Umsatz- und Gewinnzahlen will sie nicht veröffentlichen. Der Umsatz habe sich zuletzt verdoppelt, sagt sie. Ursprünglich hatte die Firma sogar einmal für 2025 einen Börsengang angedacht. Der werde allerdings dieses Jahr nicht stattfinden.
Unter anderem arbeitete ihr Unternehmen Vision Mechatronics mit dem deutschen Forschungsprojekt Autartec zusammen und lieferte Batterien für die Energiespeicherung des „schwimmenden Hauses“, ein Projekt des Fraunhofer-Instituts. Seit vergangenem Jahr arbeitet Vision Mechatronics unter anderem mit MG Motor zusammen.
Dass die komplette Fertigung ihres Unternehmens in Indien stattfinde, betont sie gerne – dies passe gut in die Strategie des indischen Premiers Narendra Modi, Indien zum Industrieproduktionsstandort auszubauen.
Im Sari auf der Bühne mit Annalena Baerbock
In ihrem Heimatland setzt sich die Ingenieurin heute für mehr Mädchen in Naturwissenschaften ein und besucht dafür auch Schulen. Indien müsse sein Ausbildungssystem dringend verbessern, fordert die Unternehmerin. Nur so könne die weitere wirtschaftliche Entwicklung gut gelingen.
Seit zwei Jahren sitzt die Unternehmerin außerdem im Beirat der Vereinten Nationalen „Ingenieure für die Energiewende“. Sie ist geladener Gast bei Wirtschaftskonferenzen, war zuletzt auch im März in Berlin beim Energy Transition Dialogue und diskutierte mit der damaligen Außenministerin Annalena Baerbock (Die Grünen) über das Zusammenspiel von Politik und Industrie bei der globalen Energiewende.
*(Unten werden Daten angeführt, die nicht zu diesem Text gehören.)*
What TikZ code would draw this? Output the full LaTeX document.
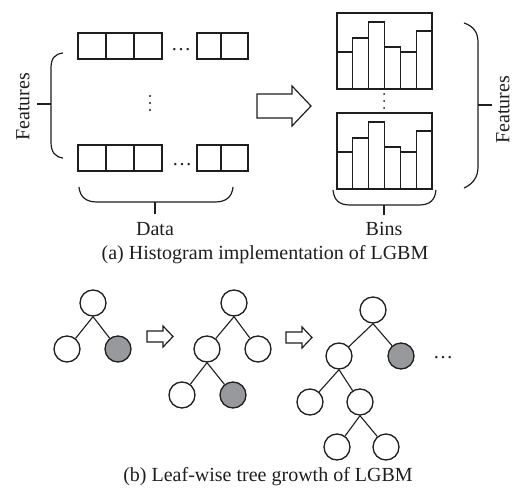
\documentclass[tikz,border=0pt]{standalone}
\usepackage{fontspec}
\setmainfont{Liberation Serif}
\definecolor{leafgray}{RGB}{152,153,156}
\definecolor{ink}{RGB}{30,30,30}
\begin{document}
\begin{tikzpicture}[x=1bp,y=-1bp,
  line/.style={line width=1.2bp, draw=ink},
  cell/.style={line width=1.2bp, draw=ink},
  leaf/.style={circle, draw=ink, line width=1.3bp, minimum size=26bp, inner sep=0pt, fill=white},
  hot/.style={leaf, fill=leafgray},
  edge/.style={line width=1.1bp, draw=ink},
  lbl/.style={font=\fontsize{20bp}{24bp}\selectfont, inner sep=0pt, text=ink},
  vdot/.style={fill=ink},
]
\useasboundingbox (0,0) rectangle (515,493);

% ---- data rows ----
\foreach \a/\b in {78/106,106/134,134/162,197/221,221/248}{
  \draw[cell] (\a,33) rectangle (\b,59);
  \draw[cell] (\a,145) rectangle (\b,171);
}
\node[lbl, anchor=base] (d1) at (181,51) {…};
\node[lbl, anchor=base] (d2) at (182,166) {…};
\foreach \y in {96,103,110}{ \fill[vdot] (150,\y) circle (1.1bp); }

% ---- left brace ----
\draw[line] (63,53) .. controls (55,54) and (51,58) .. (51,68) -- (51,142) .. controls (51,152) and (55,157) .. (63,158);
\coordinate (lt) at (37,104);
\draw[line] (lt) -- (51,104);
\node[lbl, rotate=90] (fl) at (23,107) {Features};

% ---- data brace ----
\draw[line] (79,187) .. controls (80,197) and (86,202) .. (97,202) -- (215,202) .. controls (226,202) and (232,197) .. (233,187);
\coordinate (dt) at (155,214);
\draw[line] (155,202) -- (dt);
\node[lbl, anchor=base] (data) at (155,235) {Data};

% ---- big arrow ----
\draw[line] (257,94) -- (292,94) -- (292,86) -- (311,106) -- (292,126) -- (292,118) -- (257,118) -- cycle;

% ---- histograms ----
\foreach \yb in {89,189}{
  \foreach \i/\h in {0/37,1/51,2/67,3/42,4/37,5/58}{
    \draw[cell] ({337+\i*95/6},\yb) rectangle ({337+(\i+1)*95/6},{\yb-\h});
  }
  \draw[cell] (337,\yb-76) rectangle (432,\yb);
  \draw[line width=2.2bp, draw=ink] (336,\yb) -- (433,\yb);
}
\foreach \y in {94,101,108}{ \fill[vdot] (384,\y) circle (1bp); }

% ---- bins brace ----
\draw[line] (333,190) .. controls (334,200) and (339,205) .. (350,205) -- (419,205) .. controls (430,205) and (435,200) .. (436,190);
\draw[line] (384,205) -- (384,215);
\node[lbl, anchor=base] (bins) at (384,235) {Bins};

% ---- right brace ----
\draw[line] (464,23) .. controls (473,26) and (478,32) .. (478,42) -- (478,167) .. controls (478,177) and (473,184) .. (464,188);
\draw[line] (478,105) -- (492,105);
\node[lbl, rotate=90] (fr) at (503,110) {Features};

\node[lbl, anchor=base] (capa) at (265,259) {(a) Histogram implementation of LGBM};

% ---- trees ----
\node[leaf] (a0) at (93,303) {};
\node[leaf] (a1) at (67,349) {};
\node[hot]  (a2) at (118,349) {};
\draw[edge] (a0.south) -- (a1);
\draw[edge] (a0.south) -- (a2);

\draw[line] (147,331) -- (163,331) -- (163,326) -- (173,336.5) -- (163,347) -- (163,342) -- (147,342) -- cycle;

\node[leaf] (b0) at (234,303) {};
\node[leaf] (b1) at (207,349) {};
\node[leaf] (b2) at (258,349) {};
\node[leaf] (b3) at (182,395) {};
\node[hot]  (b4) at (233,395) {};
\draw[edge] (b0.south) -- (b1);
\draw[edge] (b0.south) -- (b2);
\draw[edge] (b1.south) -- (b3);
\draw[edge] (b1.south) -- (b4);

\draw[line] (286,332) -- (302,332) -- (302,327) -- (312,337.5) -- (302,348) -- (302,343) -- (286,343) -- cycle;

\node[leaf] (c0) at (373,310) {};
\node[leaf] (c1) at (339,356) {};
\node[hot]  (c2) at (401,356) {};
\node[leaf] (c3) at (310,402) {};
\node[leaf] (c4) at (360,402) {};
\node[leaf] (c5) at (337,447) {};
\node[leaf] (c6) at (386,447) {};
\draw[edge] (c0.south) -- (c1);
\draw[edge] (c0.south) -- (c2);
\draw[edge] (c1.south) -- (c3);
\draw[edge] (c1.south) -- (c4);
\draw[edge] (c4.south) -- (c5);
\draw[edge] (c4.south) -- (c6);
\node[lbl, anchor=base] (cd) at (443,358) {…};

\node[lbl, anchor=base] (capb) at (268,481) {(b) Leaf-wise tree growth of LGBM};
\end{tikzpicture}
\end{document}
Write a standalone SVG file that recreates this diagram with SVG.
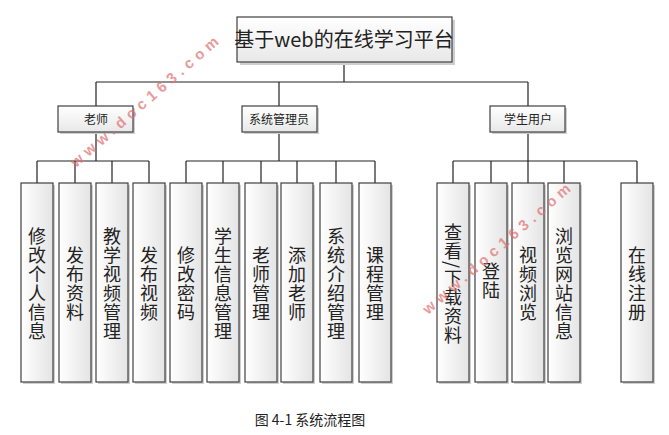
<svg xmlns="http://www.w3.org/2000/svg" width="669" height="435" viewBox="0 0 669 435">
<defs>
<linearGradient id="g" x1="0" y1="0" x2="1" y2="0"><stop offset="0" stop-color="#ffffff"/><stop offset="1" stop-color="#e4e4e4"/></linearGradient>
<linearGradient id="gv" x1="0" y1="0" x2="0" y2="1"><stop offset="0" stop-color="#ffffff"/><stop offset="1" stop-color="#e8e8e8"/></linearGradient>
</defs>
<style>
.b{fill:url(#gv);stroke:#404040;stroke-width:1.2}
.l{fill:url(#g);stroke:#404040;stroke-width:1.2}
.s{fill:#cfcfcf}
.t{font-family:"Noto Sans CJK SC","Liberation Sans",sans-serif;fill:#222;text-anchor:middle}
.v{font-family:"Noto Sans CJK SC",sans-serif;font-size:18px;fill:#222;writing-mode:vertical-rl;text-anchor:middle;letter-spacing:1px}
.c{stroke:#222;stroke-width:1.2;fill:none}
.w{font-family:"Liberation Sans",sans-serif;font-size:15px;fill:#e07070;font-weight:bold;letter-spacing:5px;opacity:0.7}
</style>
<g id="connectors" class="c">
<path d="M344 62V82M96 82H528M96 82V106M279 82V106M528 82V106"/>
<path d="M96 132V161M37 161H149M37 161V183M75 161V183M112 161V183M149 161V183"/>
<path d="M279 132V161M186 161H375M186 161V183M223 161V183M261 161V183M297 161V183M336 161V183M375 161V183"/>
<path d="M528 132V161M453 161H637M453 161V183M491 161V183M528 161V183M564 161V183M637 161V183"/>
</g>
<g id="root"><rect class="s" x="240" y="20" width="215" height="45"/><rect class="b" x="237" y="17" width="215" height="45"/><text class="t" x="344" y="47" font-size="20">基于web的在线学习平台</text></g>
<g id="teacher"><rect class="s" x="60" y="108" width="75" height="26"/><rect class="b" x="58" y="106" width="75" height="26"/><text class="t" x="96" y="124" font-size="12">老师</text></g>
<g id="admin"><rect class="s" x="244" y="108" width="75" height="26"/><rect class="b" x="242" y="106" width="75" height="26"/><text class="t" x="279" y="124" font-size="12">系统管理员</text></g>
<g id="student"><rect class="s" x="492" y="108" width="75" height="26"/><rect class="b" x="490" y="106" width="75" height="26"/><text class="t" x="528" y="124" font-size="12">学生用户</text></g>
<g id="leaves">
<g id="n1"><rect class="s" x="23" y="185" width="32" height="199"/><rect class="l" x="21" y="183" width="32" height="199"/><text class="v" x="37" y="284">修改个人信息</text></g>
<g id="n2"><rect class="s" x="61" y="185" width="32" height="199"/><rect class="l" x="59" y="183" width="32" height="199"/><text class="v" x="75" y="284">发布资料</text></g>
<g id="n3"><rect class="s" x="98" y="185" width="32" height="199"/><rect class="l" x="96" y="183" width="32" height="199"/><text class="v" x="112" y="284">教学视频管理</text></g>
<g id="n4"><rect class="s" x="135" y="185" width="32" height="199"/><rect class="l" x="133" y="183" width="32" height="199"/><text class="v" x="149" y="284">发布视频</text></g>
<g id="n5"><rect class="s" x="172" y="185" width="32" height="199"/><rect class="l" x="170" y="183" width="32" height="199"/><text class="v" x="186" y="284">修改密码</text></g>
<g id="n6"><rect class="s" x="209" y="185" width="32" height="199"/><rect class="l" x="207" y="183" width="32" height="199"/><text class="v" x="223" y="284">学生信息管理</text></g>
<g id="n7"><rect class="s" x="247" y="185" width="32" height="199"/><rect class="l" x="245" y="183" width="32" height="199"/><text class="v" x="261" y="284">老师管理</text></g>
<g id="n8"><rect class="s" x="283" y="185" width="32" height="199"/><rect class="l" x="281" y="183" width="32" height="199"/><text class="v" x="297" y="284">添加老师</text></g>
<g id="n9"><rect class="s" x="322" y="185" width="32" height="199"/><rect class="l" x="320" y="183" width="32" height="199"/><text class="v" x="336" y="284">系统介绍管理</text></g>
<g id="n10"><rect class="s" x="361" y="185" width="32" height="199"/><rect class="l" x="359" y="183" width="32" height="199"/><text class="v" x="375" y="284">课程管理</text></g>
<g id="n11"><rect class="s" x="439" y="185" width="32" height="199"/><rect class="l" x="437" y="183" width="32" height="199"/><text class="v" x="453" y="284">查看/下载资料</text></g>
<g id="n12"><rect class="s" x="477" y="185" width="32" height="199"/><rect class="l" x="475" y="183" width="32" height="199"/><text class="v" x="491" y="281">登陆</text></g>
<g id="n13"><rect class="s" x="514" y="185" width="32" height="199"/><rect class="l" x="512" y="183" width="32" height="199"/><text class="v" x="528" y="284">视频浏览</text></g>
<g id="n14"><rect class="s" x="550" y="185" width="32" height="199"/><rect class="l" x="548" y="183" width="32" height="199"/><text class="v" x="564" y="284">浏览网站信息</text></g>
<g id="n15"><rect class="s" x="623" y="185" width="32" height="199"/><rect class="l" x="621" y="183" width="32" height="199"/><text class="v" x="637" y="284">在线注册</text></g>
</g>
<text class="w" transform="translate(76,168) rotate(-41)">www.doc163.com</text>
<text class="w" transform="translate(428,315) rotate(-41)">www.doc163.com</text>
<text class="t" x="310" y="425" font-size="14">图 4-1 系统流程图</text>
</svg>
Auch im Ausland trägt Gupta dabei stets den traditionellen indischen Sari, einen landestypischen Wickelrock mit einseitigem Schulterüberwurf. Dieser Teil ihrer kulturellen Identität habe ihr im Geschäft mit ausländischen Partnern bisweilen bei der Sichtbarkeit geholfen, reflektiert sie.
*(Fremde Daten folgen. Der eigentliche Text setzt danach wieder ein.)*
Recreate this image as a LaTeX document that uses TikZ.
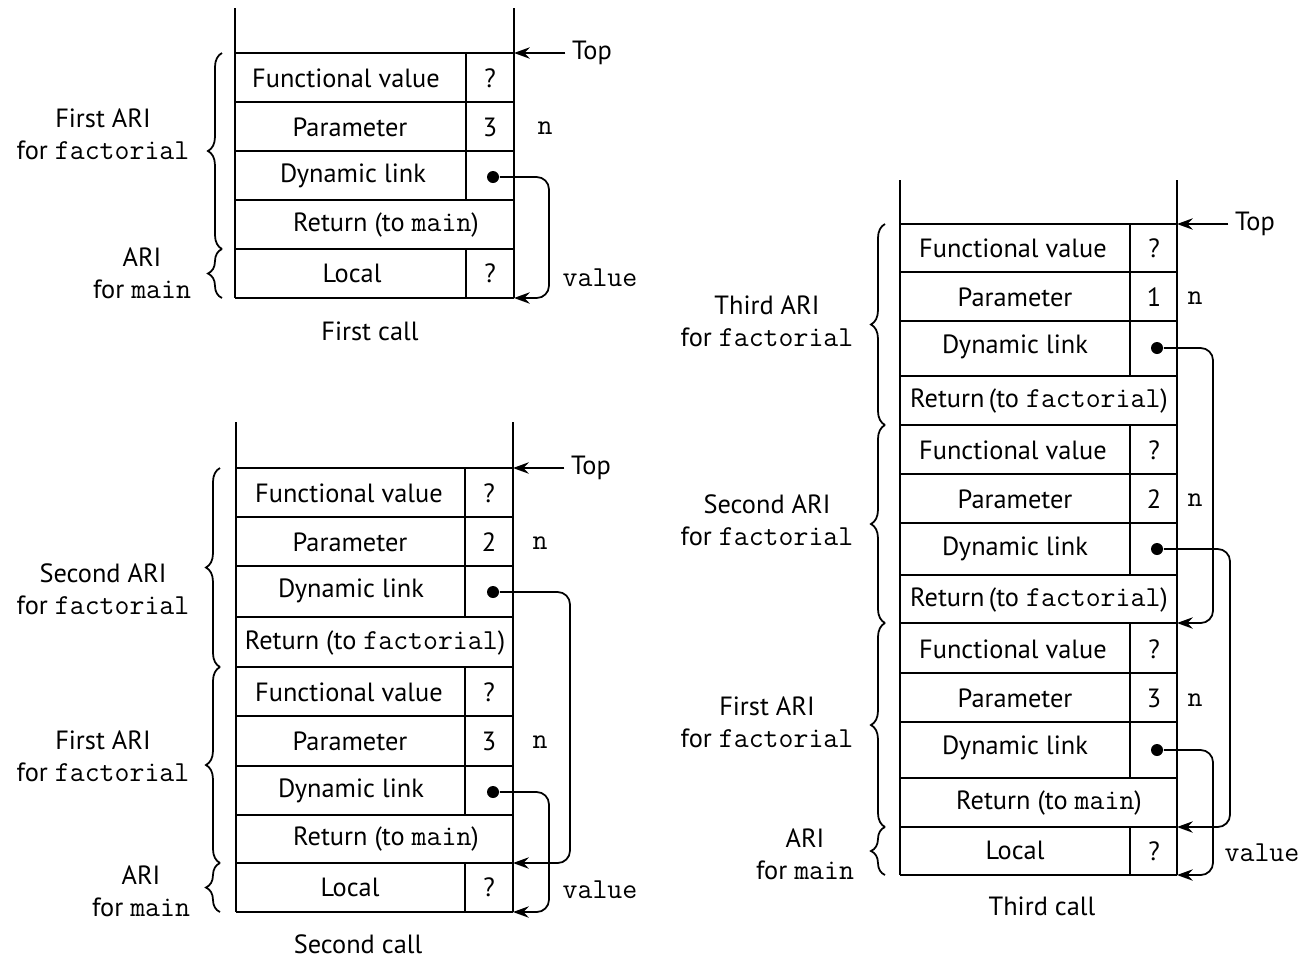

Wie sehr sie als Unternehmerin in ihrem Heimatland aber auch heute zuweilen noch auf ihr Äußeres reduziert wird, erlebte die 41-Jährige, als sie sich im vergangenen Jahr ihre Haare abschneiden ließ, um sie zu spenden. Ein Geschäftspartner sagte bei einem anschließenden Meeting, so könne er nicht mit ihr sprechen, und weigerte sich, das Treffen fortzuführen. Die Geschäftsbeziehung mit ihm habe sich daraufhin erledigt, sagt Gupta kopfschüttelnd und achselzuckend.